▸ **What to do**:
Copy each line exactly. Drop every picture.

▸ **Source excerpt**:

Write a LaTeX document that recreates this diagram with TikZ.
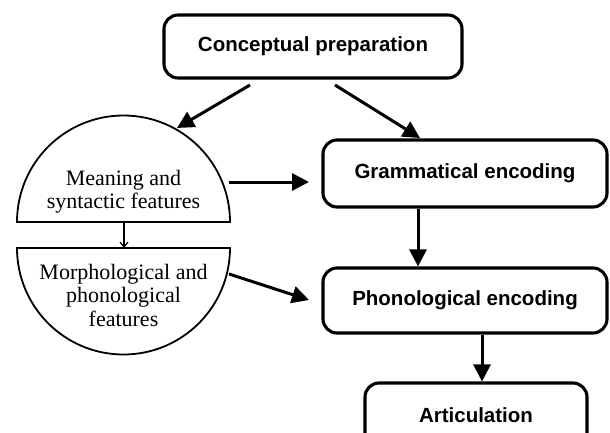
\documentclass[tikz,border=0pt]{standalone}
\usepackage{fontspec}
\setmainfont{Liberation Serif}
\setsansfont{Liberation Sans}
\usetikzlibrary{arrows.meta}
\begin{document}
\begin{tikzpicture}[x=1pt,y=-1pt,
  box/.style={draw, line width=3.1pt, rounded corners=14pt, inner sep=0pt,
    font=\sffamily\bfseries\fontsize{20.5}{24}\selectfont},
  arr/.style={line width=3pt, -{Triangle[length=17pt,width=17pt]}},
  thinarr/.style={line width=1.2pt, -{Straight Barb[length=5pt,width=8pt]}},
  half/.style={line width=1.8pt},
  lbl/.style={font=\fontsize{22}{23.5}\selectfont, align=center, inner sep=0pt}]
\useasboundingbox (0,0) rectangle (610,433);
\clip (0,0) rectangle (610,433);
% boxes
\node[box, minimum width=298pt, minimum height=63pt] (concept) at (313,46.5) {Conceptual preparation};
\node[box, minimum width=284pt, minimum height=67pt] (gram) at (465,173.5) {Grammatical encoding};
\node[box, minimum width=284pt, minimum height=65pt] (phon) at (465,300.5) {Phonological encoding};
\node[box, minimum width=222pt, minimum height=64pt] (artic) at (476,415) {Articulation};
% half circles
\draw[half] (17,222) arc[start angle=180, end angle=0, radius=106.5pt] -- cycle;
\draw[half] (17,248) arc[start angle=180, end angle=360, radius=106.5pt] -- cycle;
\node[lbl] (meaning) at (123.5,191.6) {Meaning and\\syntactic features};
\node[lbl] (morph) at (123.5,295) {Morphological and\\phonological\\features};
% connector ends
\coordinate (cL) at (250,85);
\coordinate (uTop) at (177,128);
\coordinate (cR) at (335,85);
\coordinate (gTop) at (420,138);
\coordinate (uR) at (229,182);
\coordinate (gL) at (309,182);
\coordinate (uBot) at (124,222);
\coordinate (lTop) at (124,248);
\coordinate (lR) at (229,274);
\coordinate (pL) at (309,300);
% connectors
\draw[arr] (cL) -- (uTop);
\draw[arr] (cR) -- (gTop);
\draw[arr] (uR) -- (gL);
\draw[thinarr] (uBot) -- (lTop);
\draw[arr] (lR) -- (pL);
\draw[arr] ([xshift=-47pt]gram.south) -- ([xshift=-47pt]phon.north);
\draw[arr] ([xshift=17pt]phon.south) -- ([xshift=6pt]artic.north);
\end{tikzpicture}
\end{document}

▸ **Solution to this task**:
Write a LaTeX document that recreates this diagram with TikZ.
\documentclass[tikz,border=0pt]{standalone}
\usepackage{fontspec}
\setmainfont{Liberation Serif}
\setsansfont{Liberation Sans}
\usetikzlibrary{arrows.meta}
\begin{document}
\begin{tikzpicture}[x=1pt,y=-1pt,
  box/.style={draw, line width=3.1pt, rounded corners=14pt, inner sep=0pt,
    font=\sffamily\bfseries\fontsize{20.5}{24}\selectfont},
  arr/.style={line width=3pt, -{Triangle[length=17pt,width=17pt]}},
  thinarr/.style={line width=1.2pt, -{Straight Barb[length=5pt,width=8pt]}},
  half/.style={line width=1.8pt},
  lbl/.style={font=\fontsize{22}{23.5}\selectfont, align=center, inner sep=0pt}]
\useasboundingbox (0,0) rectangle (610,433);
\clip (0,0) rectangle (610,433);
% boxes
\node[box, minimum width=298pt, minimum height=63pt] (concept) at (313,46.5) {Conceptual preparation};
\node[box, minimum width=284pt, minimum height=67pt] (gram) at (465,173.5) {Grammatical encoding};
\node[box, minimum width=284pt, minimum height=65pt] (phon) at (465,300.5) {Phonological encoding};
\node[box, minimum width=222pt, minimum height=64pt] (artic) at (476,415) {Articulation};
% half circles
\draw[half] (17,222) arc[start angle=180, end angle=0, radius=106.5pt] -- cycle;
\draw[half] (17,248) arc[start angle=180, end angle=360, radius=106.5pt] -- cycle;
\node[lbl] (meaning) at (123.5,191.6) {Meaning and\\syntactic features};
\node[lbl] (morph) at (123.5,295) {Morphological and\\phonological\\features};
% connector ends
\coordinate (cL) at (250,85);
\coordinate (uTop) at (177,128);
\coordinate (cR) at (335,85);
\coordinate (gTop) at (420,138);
\coordinate (uR) at (229,182);
\coordinate (gL) at (309,182);
\coordinate (uBot) at (124,222);
\coordinate (lTop) at (124,248);
\coordinate (lR) at (229,274);
\coordinate (pL) at (309,300);
% connectors
\draw[arr] (cL) -- (uTop);
\draw[arr] (cR) -- (gTop);
\draw[arr] (uR) -- (gL);
\draw[thinarr] (uBot) -- (lTop);
\draw[arr] (lR) -- (pL);
\draw[arr] ([xshift=-47pt]gram.south) -- ([xshift=-47pt]phon.north);
\draw[arr] ([xshift=17pt]phon.south) -- ([xshift=6pt]artic.north);
\end{tikzpicture}
\end{document}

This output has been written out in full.